A member of Stanford's technology licensing office recounts a mid-1990s visit from Larry Page.

Michael Kanellos Staff Writer, CNET News.com
Michael Kanellos is editor at large at CNET News.com, where he covers hardware, research and development, start-ups and the tech industry overseas.
Michael Kanellos

In reality, Google co-founder Larry Page just wanted to finish his doctorate, said Luis Mejia, a senior associate in the Office of Technology Licensing at Stanford University.

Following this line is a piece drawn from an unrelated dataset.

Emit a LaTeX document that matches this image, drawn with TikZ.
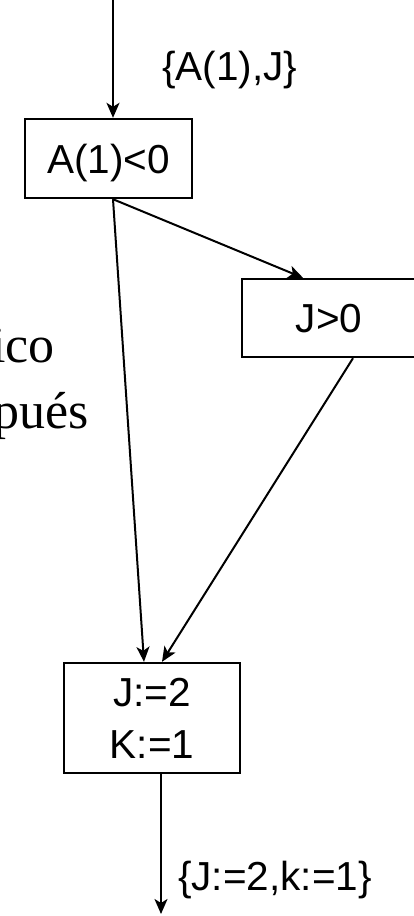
\documentclass[tikz,border=0pt]{standalone}
\usepackage{fontspec}
\setmainfont{Liberation Sans}
\newfontfamily\serifbg{Liberation Serif}
\usetikzlibrary{arrows.meta}
\begin{document}
\begin{tikzpicture}[x=1pt,y=-1pt,
  box/.style={draw,line width=2.4pt,inner sep=0pt,align=center,font=\fontsize{40.5}{52}\selectfont},
  arr/.style={line width=2pt,-{Stealth[length=15pt,width=13pt,inset=4pt]}},
  lbl/.style={font=\fontsize{40.5}{48}\selectfont,inner sep=0pt},
  bgtext/.style={font=\serifbg\fontsize{52}{60}\selectfont,inner sep=0pt}]
\useasboundingbox (0,0) rectangle (414,916);
\fill[white] (0,0) rectangle (414,916);
% background text fragments
\node[bgtext,anchor=base east] (t1) at (55,362) {ico};
\node[bgtext,anchor=base east] (t2) at (89,428) {pués};
% boxes
\node[box,minimum width=167pt,minimum height=79pt,text height=29pt,text depth=0pt] (a) at (108.5,158.5) {A(1)<0};
\node[box,minimum width=174pt,minimum height=78pt,text height=29pt,text depth=0pt] (b) at (329,318) {J>0};
\node[box,minimum width=176pt,minimum height=110pt] (c) at (152,718) {J:=2\\K:=1};
% free ends
\coordinate (top) at (113,0);
\coordinate (bot) at (161,914);
% connectors
\draw[arr] (top) -- ([xshift=4.5pt]a.north);
\draw[arr] ([xshift=4.5pt]a.south) -- ([xshift=-8pt]c.north);
\draw[arr] ([xshift=4.5pt]a.south) -- ([xshift=-26pt]b.north);
\draw[arr] ([xshift=24pt]b.south) -- ([xshift=10pt]c.north);
\draw[arr] ([xshift=9pt]c.south) -- (bot);
% labels
\node[lbl,anchor=base west] (l1) at (162,80) {\{A(1),J\}};
\node[lbl,anchor=base west] (l2) at (178,890) {\{J:=2,k:=1\}};
\end{tikzpicture}
\end{document}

Mejia, who was working behind the desk one day in the mid-1990s when Page came in, said Page wanted Mejia's office to license the PageRank invention and get some royalties while he went back to his academic work.

Stanford University

Unfortunately, licensing proved difficult. Only one search engine company made an offer, and it was more of a token offer. "They (Page and fellow Google co-founder Sergey Brin) got frustrated so they decided to start a company," he said during a presentation Monday at the California Clean Tech Open. (Mejia was there to plug energy concepts at Stanford--like artificial photosynthesis--but he couldn't resist.)

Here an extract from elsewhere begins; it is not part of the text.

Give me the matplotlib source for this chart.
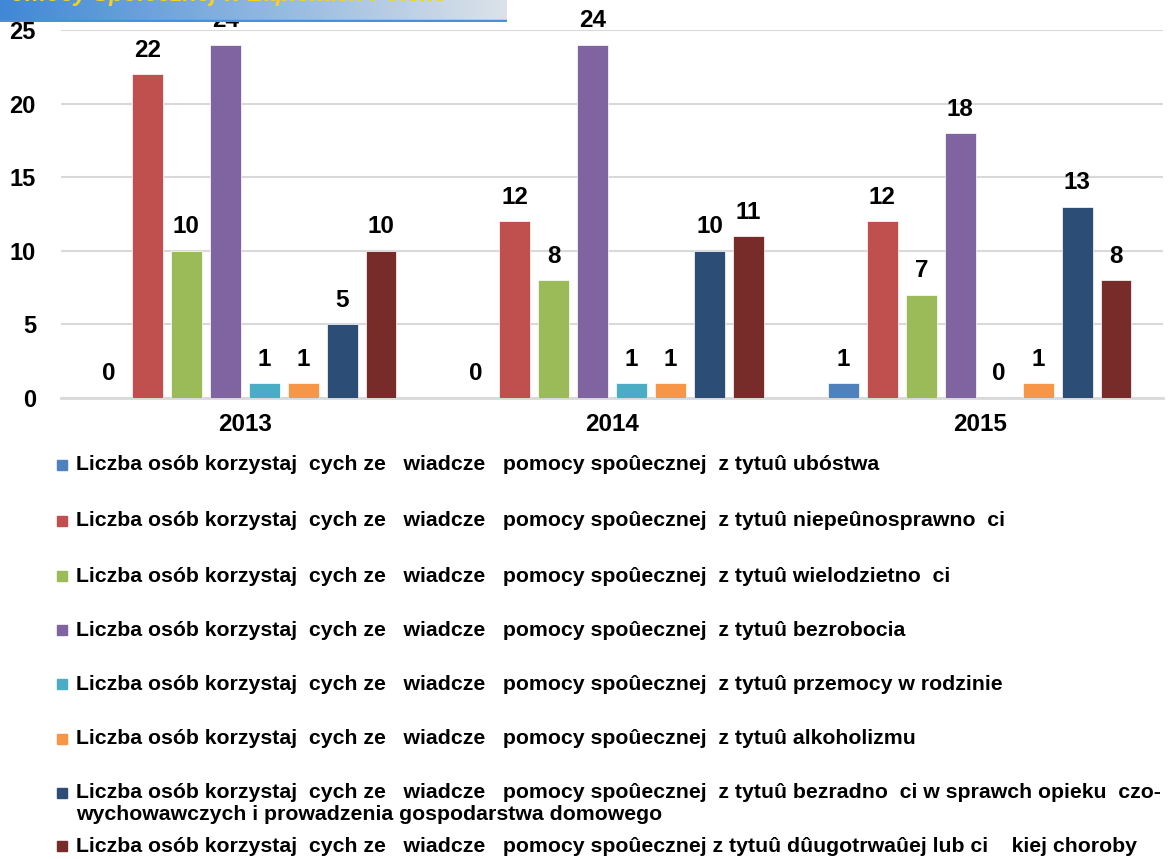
import numpy as np
import matplotlib
matplotlib.use("Agg")
import matplotlib.pyplot as plt
from matplotlib.patches import Rectangle
from matplotlib.colors import LinearSegmentedColormap

plt.rcParams['font.family'] = ['Liberation Sans', 'DejaVu Sans']
plt.rcParams['font.weight'] = 'bold'

# data
years = ["2013", "2014", "2015"]
prefix = "Liczba osób korzystaj  cych ze   wiadcze   pomocy spoûecznej  z tytuû "
series_labels = [
    prefix + "ubóstwa",
    prefix + "niepeûnosprawno  ci",
    prefix + "wielodzietno  ci",
    prefix + "bezrobocia",
    prefix + "przemocy w rodzinie",
    prefix + "alkoholizmu",
    prefix + "bezradno  ci w sprawch opieku  czo-\nwychowawczych i prowadzenia gospodarstwa domowego",
    "Liczba osób korzystaj  cych ze   wiadcze   pomocy spoûecznej z tytuû dûugotrwaûej lub ci    kiej choroby",
]
values_ubostwo = [0, 0, 1]
values_niepelnosprawnosc = [22, 12, 12]
values_wielodzietnosc = [10, 8, 7]
values_bezrobocie = [24, 24, 18]
values_przemoc = [1, 1, 0]
values_alkoholizm = [1, 1, 1]
values_bezradnosc = [5, 10, 13]
values_choroba = [10, 11, 8]
all_values = [values_ubostwo, values_niepelnosprawnosc, values_wielodzietnosc,
              values_bezrobocie, values_przemoc, values_alkoholizm,
              values_bezradnosc, values_choroba]
colors = ["#4F81BD", "#C0504D", "#9BBB59", "#8064A2",
          "#4BACC6", "#F79646", "#2C4D75", "#772C2A"]

fig = plt.figure(figsize=(11.72, 8.59), dpi=100)
ax = fig.add_axes([0.052, 1 - 398 / 859, 0.9407, 368 / 859])

x = np.arange(len(years))
step = 0.106
width = 0.084
n = len(all_values)
for i, vals in enumerate(all_values):
    pos = x + (i - (n - 1) / 2) * step
    ax.bar(pos, vals, width, color=colors[i], edgecolor="white", linewidth=0.5, zorder=3)
    for p, v in zip(pos, vals):
        ax.annotate(str(v), (p, v), xytext=(0, 9), textcoords="offset points",
                    ha="center", va="bottom", fontsize=17.5, fontweight="bold")

ax.set_xlim(-0.5, 2.5)
ax.set_ylim(0, 25)
ax.set_yticks([0, 5, 10, 15, 20, 25])
ax.set_xticks(x)
ax.set_xticklabels(years, fontsize=17.5, fontweight="bold")
ax.tick_params(axis="y", length=0, pad=18, labelsize=17)
ax.tick_params(axis="x", length=0, pad=11)
ax.grid(axis="y", color="#D9D9D9", linewidth=1.5, zorder=0)
for s in ["top", "right", "left"]:
    ax.spines[s].set_visible(False)
ax.spines["bottom"].set_color("#D9D9D9")
ax.spines["bottom"].set_linewidth(2)

# legend, drawn by hand
legend_rows = [465, 521, 576, 630, 684, 739, 793, 846]
for i, (lab, ypix) in enumerate(zip(series_labels, legend_rows)):
    yf = 1 - ypix / 859
    fig.patches.append(Rectangle((57 / 1172, yf - 5 / 859), 10 / 1172, 10 / 859,
                                 transform=fig.transFigure, color=colors[i]))
    for k, line in enumerate(lab.split("\n")):
        fig.text(76 / 1172, yf - k * 22 / 859, line, fontsize=15.3, fontweight="bold",
                 va="center", ha="left")

# header banner (cut off at the top)
bax = fig.add_axes([0, 1 - 22 / 859, 507 / 1172, 22 / 859])
grad = np.linspace(0, 1, 256).reshape(1, -1)
cmap = LinearSegmentedColormap.from_list("banner", ["#3F88D6", "#8DB5DF", "#DCE2E9"])
bax.imshow(grad, aspect="auto", cmap=cmap, extent=[0, 1, 0, 1])
bax.text(-0.01, 0.74, "Pomocy Społecznej w Zapiskach Polsko", color="#F5D31C",
         fontsize=17, fontweight="bold", style="italic", va="bottom", ha="left", clip_on=True)
bax.axhline(0.04, color="#4A8FD8", linewidth=2.5)
bax.set_xlim(0, 1)
bax.set_ylim(0, 1)
bax.axis("off")

fig.savefig("out.png", dpi=100)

The technology licensing office agreed to license the patents back to the pair--technically, the university owns professor and student research, but it willingly licenses it back to the originators. Still, it was an unusual deal. The two didn't have a business plan or money, so the university decided to take an equity stake in the company.

Stanford eventually sold its shares for $336 million, said Mejia. The Google work and patents on recombinant DNA have brought the university over $500 million. The office overall has earned the university over $1 billion in the past few decades.

So it's another happy ending story, thanks to patents.